_Task instructions_. Nothing after the line with "stimulatory = [3, 0, 0, 6]" belongs in the copy; extract the lines below from the top through that line, pictures left out.

_Supplied material_.
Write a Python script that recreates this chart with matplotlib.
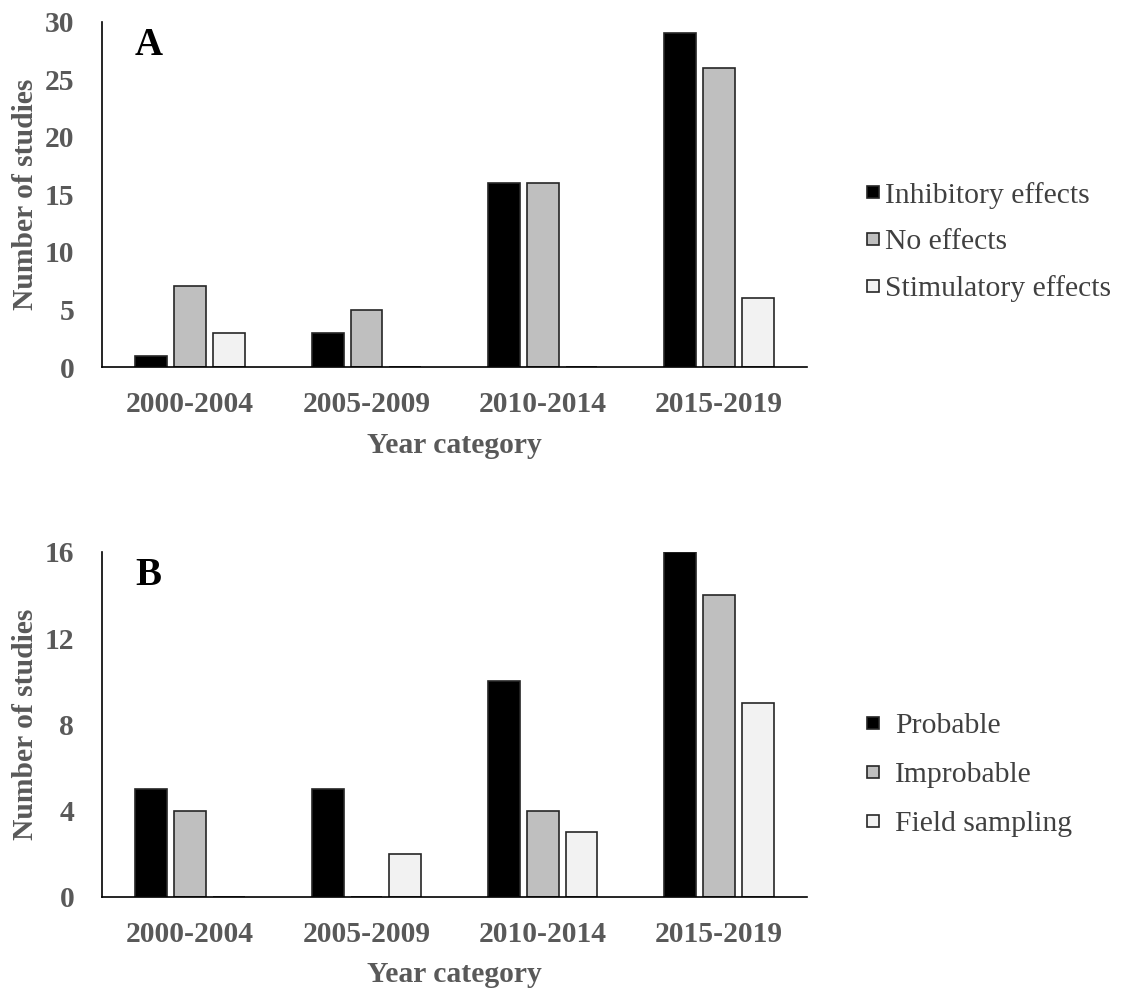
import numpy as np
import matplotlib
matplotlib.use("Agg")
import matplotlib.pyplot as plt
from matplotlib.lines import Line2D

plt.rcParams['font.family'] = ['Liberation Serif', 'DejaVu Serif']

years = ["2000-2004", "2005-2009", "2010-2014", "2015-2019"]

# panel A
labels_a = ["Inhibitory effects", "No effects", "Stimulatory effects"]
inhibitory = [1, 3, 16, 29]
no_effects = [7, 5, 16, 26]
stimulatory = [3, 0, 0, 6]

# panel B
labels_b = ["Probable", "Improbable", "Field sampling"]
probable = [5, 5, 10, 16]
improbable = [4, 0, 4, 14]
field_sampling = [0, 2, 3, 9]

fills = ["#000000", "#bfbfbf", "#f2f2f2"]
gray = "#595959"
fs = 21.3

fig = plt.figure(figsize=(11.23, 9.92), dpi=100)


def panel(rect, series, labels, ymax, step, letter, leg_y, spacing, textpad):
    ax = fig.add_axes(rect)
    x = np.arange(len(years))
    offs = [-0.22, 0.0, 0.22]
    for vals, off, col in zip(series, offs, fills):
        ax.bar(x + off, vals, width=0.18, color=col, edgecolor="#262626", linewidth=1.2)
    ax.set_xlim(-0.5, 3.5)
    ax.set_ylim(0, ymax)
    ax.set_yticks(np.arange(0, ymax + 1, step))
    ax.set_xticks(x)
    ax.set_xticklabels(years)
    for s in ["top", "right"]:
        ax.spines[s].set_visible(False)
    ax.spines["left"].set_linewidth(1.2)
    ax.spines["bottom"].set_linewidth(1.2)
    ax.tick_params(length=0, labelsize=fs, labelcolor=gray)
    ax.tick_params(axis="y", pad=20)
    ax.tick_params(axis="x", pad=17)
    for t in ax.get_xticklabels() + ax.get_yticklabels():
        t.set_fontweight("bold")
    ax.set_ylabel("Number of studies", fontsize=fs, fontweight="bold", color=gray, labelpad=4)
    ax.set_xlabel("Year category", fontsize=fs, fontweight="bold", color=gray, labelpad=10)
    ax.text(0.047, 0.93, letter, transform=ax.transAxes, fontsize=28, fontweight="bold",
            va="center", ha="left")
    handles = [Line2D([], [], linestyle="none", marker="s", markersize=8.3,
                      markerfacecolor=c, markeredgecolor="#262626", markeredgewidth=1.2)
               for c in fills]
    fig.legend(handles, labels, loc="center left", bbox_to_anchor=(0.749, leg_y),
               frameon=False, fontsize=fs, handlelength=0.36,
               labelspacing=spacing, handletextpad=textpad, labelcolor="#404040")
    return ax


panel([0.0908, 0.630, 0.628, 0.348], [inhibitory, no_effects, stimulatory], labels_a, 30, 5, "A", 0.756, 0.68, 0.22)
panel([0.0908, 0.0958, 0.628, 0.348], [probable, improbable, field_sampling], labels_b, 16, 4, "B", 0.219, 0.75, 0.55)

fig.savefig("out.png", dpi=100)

_Output below_.
Write a Python script that recreates this chart with matplotlib.
import numpy as np
import matplotlib
matplotlib.use("Agg")
import matplotlib.pyplot as plt
from matplotlib.lines import Line2D

plt.rcParams['font.family'] = ['Liberation Serif', 'DejaVu Serif']

years = ["2000-2004", "2005-2009", "2010-2014", "2015-2019"]

# panel A
labels_a = ["Inhibitory effects", "No effects", "Stimulatory effects"]
inhibitory = [1, 3, 16, 29]
no_effects = [7, 5, 16, 26]
stimulatory = [3, 0, 0, 6]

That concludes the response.